I tried Cub Scouts in the first grade. I went to a meeting. I got my uniform. Actually the uniform was pretty cool especially that little bandana thing you had to wear and the sweet hat. It took a couple of meetings before we got our merit badge books, We got like little gold arrows or something like that to sew on our shirts for each goal that was reached in the official book. I was excited to get the book and the day I got home after a meeting I opened it and started to look thru the list of goals to accomplish. I.E. climb a tree over ten feet tall. Check. Done that. Skip a rock on the water. Check Done that. And it went on and on until I had checked every one of the Cub Scout guide goals. Growing up in the woods I had already accomplished every single thing in the book. What a disappointment. I think I may have went to one more meeting and then I quit. Paper mache held no interest. Neither did scrapbooking. I determined right then and there that the cub scouts was a secret organization for sissies. I'm sure it is a fine organization but the way it was presented to me just didn't work out. I didn't need an after school activity. I lived in the woods.

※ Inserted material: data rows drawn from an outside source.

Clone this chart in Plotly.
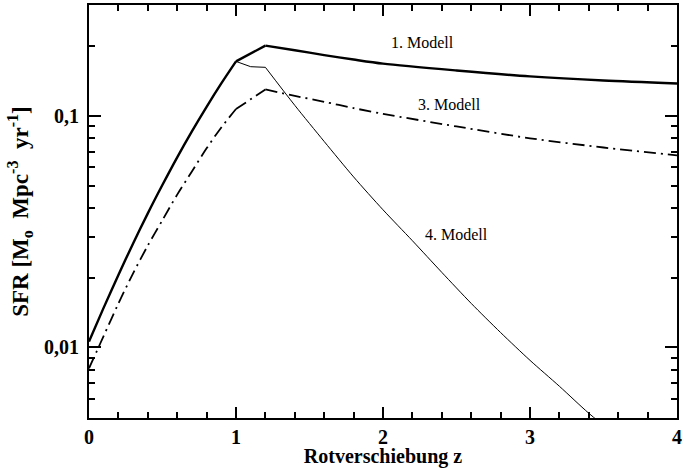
import plotly.graph_objects as go
import math

# ---- data ----
z_rise = [0.0, 0.1, 0.2, 0.3, 0.4, 0.5, 0.6, 0.7, 0.8, 0.9, 1.0]
sfr_rise_1 = [0.0106, 0.01486, 0.02056, 0.02812, 0.03793, 0.05039, 0.06622, 0.0857, 0.1094, 0.138, 0.1718]

z_m1_tail = [1.2, 1.4, 1.6, 1.8, 2.0, 2.5, 3.0, 3.5, 4.0]
sfr_m1_tail = [0.201, 0.192, 0.183, 0.175, 0.168, 0.157, 0.148, 0.142, 0.138]

z_m3_rise = [0.0, 0.1, 0.2, 0.3, 0.4, 0.5, 0.6, 0.7, 0.8, 0.9, 1.0]
sfr_m3_rise = [0.00813, 0.01122, 0.01549, 0.0209, 0.02754, 0.0355, 0.0457, 0.0575, 0.0724, 0.0891, 0.107]
z_m3_tail = [1.2, 1.4, 1.6, 1.8, 2.0, 2.5, 3.0, 3.5, 4.0]
sfr_m3_tail = [0.130, 0.122, 0.115, 0.108, 0.102, 0.090, 0.080, 0.073, 0.0675]

z_m4_tail = [1.1, 1.2, 1.4, 1.6, 1.8, 2.0, 2.2, 2.4, 2.6, 2.8, 3.0, 3.2, 3.4, 3.6]
sfr_m4_tail = [0.163, 0.162, 0.111, 0.0775, 0.0545, 0.0393, 0.0289, 0.0211, 0.0155, 0.0116, 0.0088, 0.0068, 0.0052, 0.0041]

labels = ["1. Modell", "3. Modell", "4. Modell"]
label_z = [2.27, 2.45, 2.50]
label_sfr = [0.207, 0.112, 0.0308]

y_major = [0.01, 0.1]
y_major_text = ["0,01", "0,1"]
y_minor = [0.005, 0.006, 0.007, 0.008, 0.009, 0.02, 0.03, 0.04, 0.05, 0.06, 0.07, 0.08, 0.09, 0.2, 0.3]
x_major = [0, 1, 2, 3, 4]
x_major_text = ["0", "1", "2", "3", "4"]

FONT = "Liberation Serif, Times New Roman, serif"

fig = go.Figure()


def add_piece(xs, ys, line, shape):
    fig.add_trace(go.Scatter(x=xs, y=ys, mode="lines", line=dict(shape=shape, smoothing=0.8, **line),
                             showlegend=False, hoverinfo="skip"))


thick = dict(color="black", width=2.4)
dd = dict(color="black", width=1.8, dash="12px,5px,2px,5px")
thin = dict(color="black", width=1)

# 1. Modell
add_piece(z_rise, sfr_rise_1, thick, "spline")
add_piece([z_rise[-1], z_m1_tail[0]], [sfr_rise_1[-1], sfr_m1_tail[0]], thick, "linear")
add_piece(z_m1_tail, sfr_m1_tail, thick, "spline")

# 3. Modell
add_piece(z_m3_rise, sfr_m3_rise, dd, "spline")
add_piece([z_m3_rise[-1], z_m3_tail[0]], [sfr_m3_rise[-1], sfr_m3_tail[0]], dd, "linear")
add_piece(z_m3_tail, sfr_m3_tail, dd, "spline")

# 4. Modell
add_piece(z_rise, sfr_rise_1, thin, "spline")
add_piece([z_rise[-1]] + z_m4_tail[:2], [sfr_rise_1[-1]] + sfr_m4_tail[:2], thin, "linear")
add_piece(z_m4_tail[1:], sfr_m4_tail[1:], thin, "spline")

for t, xz, ys in zip(labels, label_z, label_sfr):
    fig.add_annotation(x=xz, y=math.log10(ys), text=t, showarrow=False,
                       font=dict(family=FONT, size=16, color="black"))

fig.update_layout(
    width=684, height=468,
    margin=dict(l=89, r=2, t=5, b=47),
    paper_bgcolor="white", plot_bgcolor="white",
    font=dict(family=FONT, color="black"),
)
fig.update_xaxes(
    range=[0, 4], showgrid=False, zeroline=False,
    showline=True, linecolor="black", linewidth=2, mirror="allticks",
    ticks="inside", ticklen=11, tickwidth=2, tickcolor="black",
    tickmode="array", tickvals=x_major, ticktext=x_major_text,
    tickfont=dict(family=FONT, size=20, color="black", weight="bold"),
    ticklabelstandoff=0, ticklabeloverflow="allow",
    minor=dict(ticks="inside", ticklen=6, tickwidth=1.5, tickcolor="black", dtick=0.2, showgrid=False),
    title=dict(text="Rotverschiebung z", font=dict(family=FONT, size=20, color="black", weight="bold"), standoff=4),
)
fig.update_yaxes(
    type="log", range=[math.log10(0.00496), math.log10(0.301)], showgrid=False, zeroline=False,
    showline=True, linecolor="black", linewidth=2, mirror="allticks",
    ticks="inside", ticklen=12, tickwidth=2, tickcolor="black",
    tickmode="array", tickvals=y_major, ticktext=y_major_text,
    tickfont=dict(family=FONT, size=20, color="black", weight="bold"),
    ticklabelstandoff=4,
    minor=dict(ticks="inside", ticklen=6, tickwidth=1.5, tickcolor="black", tickmode="array", tickvals=y_minor, showgrid=False),
    title=dict(text="SFR [M<sub>o</sub>  Mpc<sup>-3</sup>  yr<sup>-1</sup>]",
               font=dict(family=FONT, size=23, color="black", weight="bold"), standoff=9),
)

fig.write_html("out.html")
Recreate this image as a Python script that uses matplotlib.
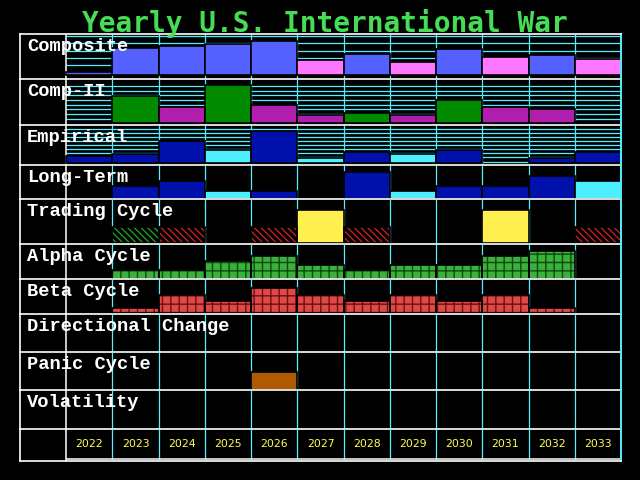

Around first grade my mom took me to an apartment where she was meeting someone. I do not know the reason we were there. I did not know the people who lived there. But they were the first black people I had ever been around. Ever. My mom had purchased me one of those jumbo sized bags of jelly beans earlier in the day and I remember taking them with me inside when we visited. At some point I remember moving off by myself away from the adults, maybe on a patio. Some other kids came over and I tried to make friends. They bullied me and stole my jelly beans. I sat there dumbstruck. That was my first experience with racial tolerance. It was not a good one. I didn't have to form my own opinion of black people because that was given to us at a young age. Our town was white. There were indians (native americans) and a smattering of hispanics but no black people. We were taught that black people were inferior. Period. It was college before I could shake off those old belief systems and form my own informed opinions concerning race. But for then, at that point, black people stole my jellybeans and no white people had ever done that. I'm sure it left a mark.